*What you are asked to do:*
Only the lines from the start of the data below through the line that contains "-0.0009, -0.0010, -0.0002];" are to be copied, exactly and without pictures.

*Recorded information:*
============================================================

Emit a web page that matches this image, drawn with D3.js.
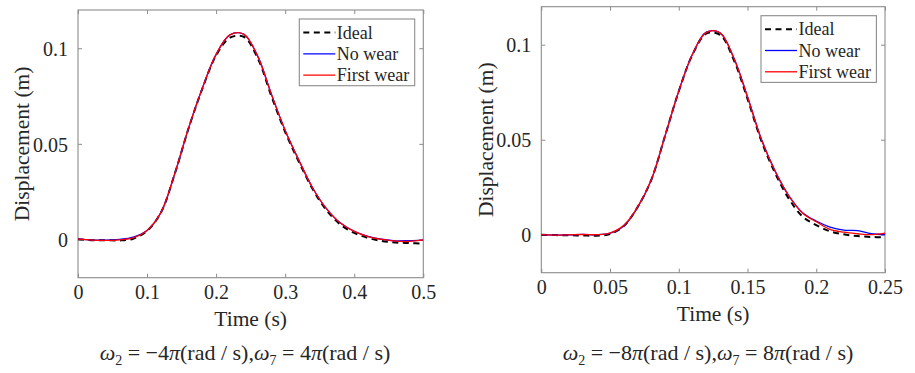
<!DOCTYPE html>
<html>
<head>
<meta charset="utf-8">
<script src="https://cdn.jsdelivr.net/npm/d3@7"></script>
<style>
  html, body { margin: 0; padding: 0; background: #fff; }
  svg { display: block; }
  text { font-family: "Liberation Serif", "Times New Roman", serif; fill: #262626; }
</style>
</head>
<body>
<svg id="fig" width="915" height="373"></svg>
<script>
// ---- Data: cam follower displacement (m) versus time (s) ----
const seriesNames = ["Ideal", "No wear", "First wear"];

// Case 1: omega2 = -4*pi rad/s, sampled every 0.02 s
const timeA = [0, 0.02, 0.04, 0.06, 0.08, 0.10, 0.12, 0.14, 0.16, 0.18, 0.20, 0.22, 0.24,
               0.26, 0.28, 0.30, 0.32, 0.34, 0.36, 0.38, 0.40, 0.42, 0.44, 0.46, 0.48, 0.50];
const idealA = [0.0001, -0.0004, -0.0004, -0.0005, 0.0004, 0.0045, 0.0140, 0.0342, 0.0580, 0.0788, 0.0962, 0.1055, 0.1060,
                0.0950, 0.0750, 0.0562, 0.0405, 0.0262, 0.0152, 0.0078, 0.0034, 0.0008, -0.0008, -0.0016, -0.0019, -0.0022];
const noWearA = [0.0002, -0.0003, -0.0004, 0.0000, 0.0012, 0.0047, 0.0140, 0.0342, 0.0581, 0.0791, 0.0968, 0.1070, 0.1073,
                 0.0960, 0.0760, 0.0570, 0.0413, 0.0268, 0.0160, 0.0086, 0.0043, 0.0016, 0.0001, -0.0007, -0.0006, -0.0003];
const firstWearA = [0.0002, -0.0003, -0.0005, -0.0002, 0.0008, 0.0047, 0.0140, 0.0343, 0.0582, 0.0790, 0.0968, 0.1070, 0.1074,
                    0.0960, 0.0760, 0.0570, 0.0413, 0.0268, 0.0160, 0.0086, 0.0042, 0.0015, 0.0000, -0.0009, -0.0010, -0.0002];

// Case 2: omega2 = -8*pi rad/s, sampled every 0.01 s
const timeB = [0, 0.01, 0.02, 0.03, 0.04, 0.05, 0.06, 0.07, 0.08, 0.09, 0.10, 0.11, 0.12,
               0.13, 0.14, 0.15, 0.16, 0.17, 0.18, 0.19, 0.20, 0.21, 0.22, 0.23, 0.24, 0.25];
const idealB = [0.0000, -0.0002, -0.0003, -0.0004, -0.0005, 0.0004, 0.0046, 0.0145, 0.0289, 0.0520, 0.0755, 0.0948, 0.1058,
                0.1052, 0.0920, 0.0715, 0.0495, 0.0325, 0.0190, 0.0096, 0.0050, 0.0018, 0.0002, -0.0007, -0.0012, -0.0014];
const noWearB = [0.0000, -0.0002, -0.0001, 0.0002, 0.0000, 0.0008, 0.0046, 0.0143, 0.0288, 0.0520, 0.0757, 0.0951, 0.1066,
                 0.1062, 0.0931, 0.0726, 0.0504, 0.0336, 0.0206, 0.0116, 0.0072, 0.0040, 0.0024, 0.0022, 0.0005, 0.0001];
const firstWearB = [0.0000, -0.0002, -0.0001, 0.0001, 0.0000, 0.0008, 0.0048, 0.0145, 0.0289, 0.0520, 0.0755, 0.0950, 0.1065,
                    0.1062, 0.0930, 0.0725, 0.0503, 0.0335, 0.0205, 0.0114, 0.0068, 0.0028, 0.0013, 0.0005, 0.0000, 0.0008];

// Axis ticks
const xTicksA = [0, 0.1, 0.2, 0.3, 0.4, 0.5];
const xTicksB = [0, 0.05, 0.1, 0.15, 0.2, 0.25];
const yTicks = [0, 0.05, 0.1];
const xDomainA = [0, 0.5];
const xDomainB = [0, 0.25];
const yDomain = [-0.02, 0.12];

// Caption speed values (multiples of pi)
const omega2 = [-4, -8];
const omega7 = [4, 8];

// ---- Styles ----
const seriesStyle = [
  { color: "#000000", width: 2, dash: "6,4.5" },
  { color: "#0000ff", width: 1.3, dash: null },
  { color: "#ff0000", width: 1.3, dash: null }
];
const boxColor = "#8c8c8c";

const panels = [
  { rect: { x0: 78, x1: 423.3, y0: 10, y1: 277.7 }, t: timeA,
    series: [idealA, noWearA, firstWearA], xDomain: xDomainA, xTicks: xTicksA,
    w2: omega2[0], w7: omega7[0], captionX: 245, ylabX: 22 },
  { rect: { x0: 541.3, x1: 885, y0: 6.7, y1: 272.7 }, t: timeB,
    series: [idealB, noWearB, firstWearB], xDomain: xDomainB, xTicks: xTicksB,
    w2: omega2[1], w7: omega7[1], captionX: 708, ylabX: 486 }
];

const svg = d3.select("#fig");
const fmt = v => (v === 0 ? "0" : String(+v.toFixed(3)));

panels.forEach((p, pi) => {
  const r = p.rect;
  const x = d3.scaleLinear().domain(p.xDomain).range([r.x0, r.x1]);
  const y = d3.scaleLinear().domain(yDomain).range([r.y1, r.y0]);
  const g = svg.append("g");

  // clip
  const clipId = "clip" + pi;
  svg.append("clipPath").attr("id", clipId).append("rect")
    .attr("x", r.x0).attr("y", r.y0).attr("width", r.x1 - r.x0).attr("height", r.y1 - r.y0);

  // axes with inward ticks on all four sides
  const tickLen = 4;
  const xb = g.append("g").attr("transform", `translate(0,${r.y1})`)
    .call(d3.axisBottom(x).tickValues(p.xTicks).tickSize(-tickLen).tickPadding(10).tickFormat(fmt));
  const xt = g.append("g").attr("transform", `translate(0,${r.y0})`)
    .call(d3.axisTop(x).tickValues(p.xTicks).tickSize(-tickLen).tickFormat(""));
  const yl = g.append("g").attr("transform", `translate(${r.x0},0)`)
    .call(d3.axisLeft(y).tickValues(yTicks).tickSize(-tickLen).tickPadding(10).tickFormat(fmt));
  const yr = g.append("g").attr("transform", `translate(${r.x1},0)`)
    .call(d3.axisRight(y).tickValues(yTicks).tickSize(-tickLen).tickFormat(""));
  [xb, xt, yl, yr].forEach(a => {
    a.select(".domain").remove();
    a.selectAll(".tick line").attr("stroke", boxColor).attr("stroke-width", 1);
    a.selectAll(".tick text").style("font-family", '"Liberation Serif", serif')
      .style("font-size", "20px").attr("fill", "#262626");
  });
  xb.selectAll(".tick text").attr("dy", "0.55em");
  yl.selectAll(".tick text").attr("dy", "0.36em");

  // axes box
  g.append("rect").attr("x", r.x0).attr("y", r.y0)
    .attr("width", r.x1 - r.x0).attr("height", r.y1 - r.y0)
    .attr("fill", "none").attr("stroke", boxColor).attr("stroke-width", 1.1);

  // curves
  const line = d3.line().x(d => x(d[0])).y(d => y(d[1])).curve(d3.curveCatmullRom.alpha(0.5));
  const lines = g.append("g").attr("clip-path", `url(#${clipId})`);
  p.series.forEach((vals, si) => {
    const st = seriesStyle[si];
    lines.append("path")
      .datum(p.t.map((tv, i) => [tv, vals[i]]))
      .attr("d", line)
      .attr("fill", "none")
      .attr("stroke", st.color)
      .attr("stroke-width", st.width)
      .attr("stroke-dasharray", st.dash);
  });

  // legend
  const lg = g.append("g").attr("transform", `translate(${r.x1 - 124},${r.y0 + 9})`);
  lg.append("rect").attr("x", 0).attr("y", 0).attr("width", 115.4).attr("height", 66.7)
    .attr("fill", "#fff").attr("stroke", boxColor).attr("stroke-width", 1.1);
  seriesNames.forEach((name, si) => {
    const st = seriesStyle[si];
    const yy = 13.5 + si * 21.3;
    lg.append("line").attr("x1", 4).attr("x2", 36).attr("y1", yy).attr("y2", yy)
      .attr("stroke", st.color).attr("stroke-width", st.width)
      .attr("stroke-dasharray", st.dash);
    lg.append("text").attr("x", 37.5).attr("y", yy).attr("dy", "0.35em")
      .style("font-size", "18px").text(name);
  });

  // axis labels
  g.append("text").attr("x", (r.x0 + r.x1) / 2).attr("y", r.y1 + 48.5)
    .attr("text-anchor", "middle").style("font-size", "21.5px").text("Time (s)");
  g.append("text")
    .attr("transform", `translate(${p.ylabX + 7},${(r.y0 + r.y1) / 2}) rotate(-90)`)
    .attr("text-anchor", "middle").style("font-size", "21.5px").text("Displacement (m)");

  // caption: omega2 = -n pi (rad / s), omega7 = n pi (rad / s)
  const cap = svg.append("text").attr("x", p.captionX).attr("y", 360)
    .attr("text-anchor", "middle").style("font-size", "22px");
  const neg = v => (v < 0 ? "\u2212" + Math.abs(v) : String(v));
  cap.append("tspan").style("font-style", "italic").text("\u03C9");
  cap.append("tspan").attr("dy", 5).style("font-size", "14px").text("2");
  cap.append("tspan").attr("dy", -5).text(" = " + neg(p.w2));
  cap.append("tspan").style("font-style", "italic").text("\u03C0");
  cap.append("tspan").text("(rad / s),");
  cap.append("tspan").style("font-style", "italic").text("\u03C9");
  cap.append("tspan").attr("dy", 5).style("font-size", "14px").text("7");
  cap.append("tspan").attr("dy", -5).text(" = " + neg(p.w7));
  cap.append("tspan").style("font-style", "italic").text("\u03C0");
  cap.append("tspan").text("(rad / s)");
});
</script>
</body>
</html>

============================================================

*Result of this exercise:*
Emit a web page that matches this image, drawn with D3.js.
<!DOCTYPE html>
<html>
<head>
<meta charset="utf-8">
<script src="https://cdn.jsdelivr.net/npm/d3@7"></script>
<style>
  html, body { margin: 0; padding: 0; background: #fff; }
  svg { display: block; }
  text { font-family: "Liberation Serif", "Times New Roman", serif; fill: #262626; }
</style>
</head>
<body>
<svg id="fig" width="915" height="373"></svg>
<script>
// ---- Data: cam follower displacement (m) versus time (s) ----
const seriesNames = ["Ideal", "No wear", "First wear"];

// Case 1: omega2 = -4*pi rad/s, sampled every 0.02 s
const timeA = [0, 0.02, 0.04, 0.06, 0.08, 0.10, 0.12, 0.14, 0.16, 0.18, 0.20, 0.22, 0.24,
               0.26, 0.28, 0.30, 0.32, 0.34, 0.36, 0.38, 0.40, 0.42, 0.44, 0.46, 0.48, 0.50];
const idealA = [0.0001, -0.0004, -0.0004, -0.0005, 0.0004, 0.0045, 0.0140, 0.0342, 0.0580, 0.0788, 0.0962, 0.1055, 0.1060,
                0.0950, 0.0750, 0.0562, 0.0405, 0.0262, 0.0152, 0.0078, 0.0034, 0.0008, -0.0008, -0.0016, -0.0019, -0.0022];
const noWearA = [0.0002, -0.0003, -0.0004, 0.0000, 0.0012, 0.0047, 0.0140, 0.0342, 0.0581, 0.0791, 0.0968, 0.1070, 0.1073,
                 0.0960, 0.0760, 0.0570, 0.0413, 0.0268, 0.0160, 0.0086, 0.0043, 0.0016, 0.0001, -0.0007, -0.0006, -0.0003];
const firstWearA = [0.0002, -0.0003, -0.0005, -0.0002, 0.0008, 0.0047, 0.0140, 0.0343, 0.0582, 0.0790, 0.0968, 0.1070, 0.1074,
                    0.0960, 0.0760, 0.0570, 0.0413, 0.0268, 0.0160, 0.0086, 0.0042, 0.0015, 0.0000, -0.0009, -0.0010, -0.0002];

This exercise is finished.